ALBORNOZ: Striking a Mindful Balance
Published: Monday, September 23, 2013
Updated: Tuesday, September 24, 2013 01:09
It’s a universally acknowledged truth that a student in possession of too little time and too much work must be in need of a long break. Last week, for example, I had about 150 pages of “Pride and Prejudice” due the next day and my clock read 1:36 a.m. How did I get there?
A better question: Why was I checking Facebook? My procrastination problem is self-diagnosed, but it is by no means inaccurate. As I write this out, I feel ashamed and slightly vulnerable, but I also know I am not alone in this dilemma. Understanding and dealing with this issue has been tricky, but I also know that it is worth coming to terms with.
When I was younger, my parents would congratulate me when I would bring home a test with a high mark on it. Then, in the same breath, they would also ask why I didn’t get a perfect score. The underlying message wasn’t, “You’re not good enough,” however, but rather “you are capable of more.” This was my earliest impetus to strive for success — I believed that if I reached the highest levels of my capability, I was filling out the shape of my own soul.
At Leo’s last week, my friends and I went from talking about the quality of the chicken fingers to a thoughtful discussion about C.S. Lewis. Our conversation, begun around the plastic Leo’s table, continued into an email exchange that is still thriving in my inbox. The passion and drive of my friends and peers here motivates me more than something less intellectually valuable, such as an episode of “Breaking Bad,” ever could. But sometimes I feel like I am not living up to that potential because I prefer the instant gratifications of a distraction like television to writing essays or building my resume. In these moments, am I really trying to be better?
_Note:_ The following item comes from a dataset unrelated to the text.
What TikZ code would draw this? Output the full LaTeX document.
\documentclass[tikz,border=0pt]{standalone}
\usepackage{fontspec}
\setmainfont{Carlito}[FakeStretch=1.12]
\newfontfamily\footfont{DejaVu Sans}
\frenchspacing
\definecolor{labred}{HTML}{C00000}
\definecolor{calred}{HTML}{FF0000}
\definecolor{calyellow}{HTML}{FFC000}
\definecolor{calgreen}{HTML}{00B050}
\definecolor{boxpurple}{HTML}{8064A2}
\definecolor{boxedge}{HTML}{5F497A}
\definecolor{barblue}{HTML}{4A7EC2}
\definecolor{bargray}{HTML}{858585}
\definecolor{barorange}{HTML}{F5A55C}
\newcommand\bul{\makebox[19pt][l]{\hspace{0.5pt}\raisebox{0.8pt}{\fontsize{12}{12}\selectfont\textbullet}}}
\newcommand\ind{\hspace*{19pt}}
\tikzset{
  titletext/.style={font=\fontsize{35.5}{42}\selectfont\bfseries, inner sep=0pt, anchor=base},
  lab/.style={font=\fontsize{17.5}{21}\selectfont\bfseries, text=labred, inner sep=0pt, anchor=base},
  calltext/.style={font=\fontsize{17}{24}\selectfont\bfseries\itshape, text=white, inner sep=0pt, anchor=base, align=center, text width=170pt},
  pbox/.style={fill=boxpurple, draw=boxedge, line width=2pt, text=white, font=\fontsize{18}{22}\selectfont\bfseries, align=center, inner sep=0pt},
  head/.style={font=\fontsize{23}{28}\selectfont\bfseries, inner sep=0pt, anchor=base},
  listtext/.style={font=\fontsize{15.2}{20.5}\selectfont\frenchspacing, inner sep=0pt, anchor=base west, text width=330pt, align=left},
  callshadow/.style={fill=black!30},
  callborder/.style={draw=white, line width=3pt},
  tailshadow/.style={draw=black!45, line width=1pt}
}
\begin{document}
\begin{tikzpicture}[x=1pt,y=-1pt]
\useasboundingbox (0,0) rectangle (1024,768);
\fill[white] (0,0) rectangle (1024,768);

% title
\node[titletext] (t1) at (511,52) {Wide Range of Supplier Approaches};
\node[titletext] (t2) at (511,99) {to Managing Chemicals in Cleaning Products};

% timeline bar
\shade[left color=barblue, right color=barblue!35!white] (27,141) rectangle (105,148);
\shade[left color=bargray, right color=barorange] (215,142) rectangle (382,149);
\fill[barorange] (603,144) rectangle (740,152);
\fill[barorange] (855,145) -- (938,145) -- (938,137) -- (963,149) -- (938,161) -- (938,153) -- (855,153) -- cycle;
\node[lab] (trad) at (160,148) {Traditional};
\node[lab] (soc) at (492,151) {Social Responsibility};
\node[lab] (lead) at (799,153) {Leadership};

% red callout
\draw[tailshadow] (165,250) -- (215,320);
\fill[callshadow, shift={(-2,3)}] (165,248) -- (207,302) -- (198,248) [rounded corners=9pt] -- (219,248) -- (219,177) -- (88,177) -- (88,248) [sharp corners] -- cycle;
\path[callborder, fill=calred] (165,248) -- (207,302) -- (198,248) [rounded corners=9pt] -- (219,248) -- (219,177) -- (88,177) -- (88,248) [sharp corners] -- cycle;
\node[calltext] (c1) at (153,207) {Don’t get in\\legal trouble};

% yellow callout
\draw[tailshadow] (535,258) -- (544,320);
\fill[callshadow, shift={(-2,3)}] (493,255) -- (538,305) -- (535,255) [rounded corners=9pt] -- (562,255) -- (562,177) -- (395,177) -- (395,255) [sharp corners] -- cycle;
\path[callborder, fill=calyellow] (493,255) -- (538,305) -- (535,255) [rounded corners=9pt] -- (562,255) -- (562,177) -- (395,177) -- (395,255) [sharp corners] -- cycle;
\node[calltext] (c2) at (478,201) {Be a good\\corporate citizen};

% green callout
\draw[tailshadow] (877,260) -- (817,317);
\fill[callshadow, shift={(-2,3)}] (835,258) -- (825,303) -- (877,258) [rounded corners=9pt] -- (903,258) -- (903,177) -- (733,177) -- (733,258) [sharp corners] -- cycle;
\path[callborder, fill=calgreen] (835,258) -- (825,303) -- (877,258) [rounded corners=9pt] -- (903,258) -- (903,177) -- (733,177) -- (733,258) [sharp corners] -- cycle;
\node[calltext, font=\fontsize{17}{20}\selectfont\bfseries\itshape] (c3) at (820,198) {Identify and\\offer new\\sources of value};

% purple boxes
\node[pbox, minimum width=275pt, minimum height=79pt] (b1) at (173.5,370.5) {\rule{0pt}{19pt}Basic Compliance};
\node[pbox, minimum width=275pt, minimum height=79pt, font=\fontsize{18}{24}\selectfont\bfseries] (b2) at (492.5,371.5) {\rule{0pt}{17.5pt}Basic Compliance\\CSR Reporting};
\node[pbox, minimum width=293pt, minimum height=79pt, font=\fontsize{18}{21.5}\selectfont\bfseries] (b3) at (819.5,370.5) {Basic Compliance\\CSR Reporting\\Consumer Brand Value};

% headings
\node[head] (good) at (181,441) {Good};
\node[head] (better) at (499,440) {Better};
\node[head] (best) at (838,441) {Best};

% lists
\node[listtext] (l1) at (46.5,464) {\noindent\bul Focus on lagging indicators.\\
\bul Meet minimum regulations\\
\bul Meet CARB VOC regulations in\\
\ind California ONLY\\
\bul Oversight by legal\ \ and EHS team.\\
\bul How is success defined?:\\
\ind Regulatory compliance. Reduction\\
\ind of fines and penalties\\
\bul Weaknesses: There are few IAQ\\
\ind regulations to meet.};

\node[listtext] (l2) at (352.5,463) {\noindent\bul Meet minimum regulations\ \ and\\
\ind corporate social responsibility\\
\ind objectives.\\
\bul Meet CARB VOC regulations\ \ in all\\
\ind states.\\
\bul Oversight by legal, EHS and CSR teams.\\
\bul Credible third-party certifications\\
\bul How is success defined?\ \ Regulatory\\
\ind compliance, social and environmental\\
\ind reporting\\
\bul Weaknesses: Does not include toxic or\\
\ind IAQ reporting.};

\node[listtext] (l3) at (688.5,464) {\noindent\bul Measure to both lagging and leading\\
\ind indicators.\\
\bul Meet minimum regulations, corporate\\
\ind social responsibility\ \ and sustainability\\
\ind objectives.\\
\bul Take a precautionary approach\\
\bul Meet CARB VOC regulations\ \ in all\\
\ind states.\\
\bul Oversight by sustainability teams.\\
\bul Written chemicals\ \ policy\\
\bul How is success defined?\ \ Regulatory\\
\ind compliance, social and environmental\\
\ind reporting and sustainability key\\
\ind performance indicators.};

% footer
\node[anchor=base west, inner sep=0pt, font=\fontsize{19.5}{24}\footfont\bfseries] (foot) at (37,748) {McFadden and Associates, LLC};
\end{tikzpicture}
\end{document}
To be honest, while an episode of “Breaking Bad” is a welcome treat in my schedule, I don’t feel most alive in these times of distraction, no matter how much that last episode got my heart racing. On the other hand, it is certainly not in moments where my eyes glaze over a philosophy text on the first floor of Lau that I feel most alive, either. I believe we must find a balance between these two sides and an active engagement with the experiences embedded within each.
I have often felt myself grow more as a person while relaxing on a friend’s couch than sitting up straight at a desk in White-Gravenor. But I have also come to life in that same desk in White-Gravenor during a lecture by one of my favorite Jesuits about moral suffering and Christ’s love for us. I cried during the first Mass I attended in Dahlgren Chapel when Fr. Ryan Maher, S.J., spoke about how forming connections here would make Georgetown our home. I feel energized when I run into people on campus, and they take the time to say hello. As I stand in the tide of these seemingly conflicting forces, I, like many of us here, aim to be social, intellectual, involved, happy, carefree, diligent and future oriented, all within the boundaries of my 5-foot-6 frame.
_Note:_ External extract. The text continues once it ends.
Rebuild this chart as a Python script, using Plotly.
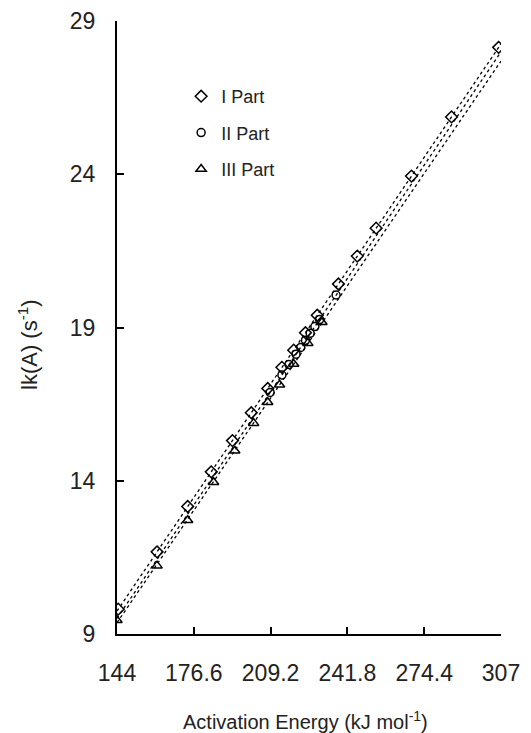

I procrastinate to disengage from the things I preemptively assume will not be exciting or stimulating to me. Sometimes, I push off the task at hand to liberate my mind if that task seems daunting. It has become a habit, and not one that I am necessarily proud of; I feel a greater sense of pride when I complete my work carefully and participate actively.
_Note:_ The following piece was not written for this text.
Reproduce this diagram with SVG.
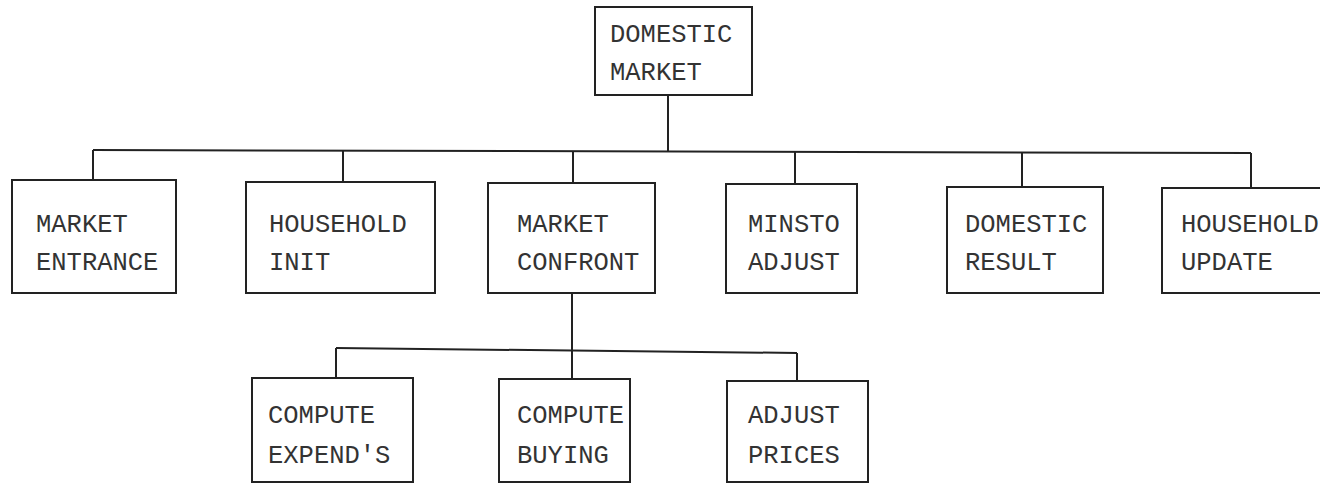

The problem of procrastination is that it deflects light from our potential to discover meaning behind our everyday routine. When we allow ourselves to indulge in the activity of mind and spirit that Georgetown so readily nourishes and fosters, we are more wholly fulfilled. In these times, we find both that we are good enough and that we’re still capable of so much more.
Bebe Albornoz is a senior in the College. Through the Hoya Lens appears every other Tuesday.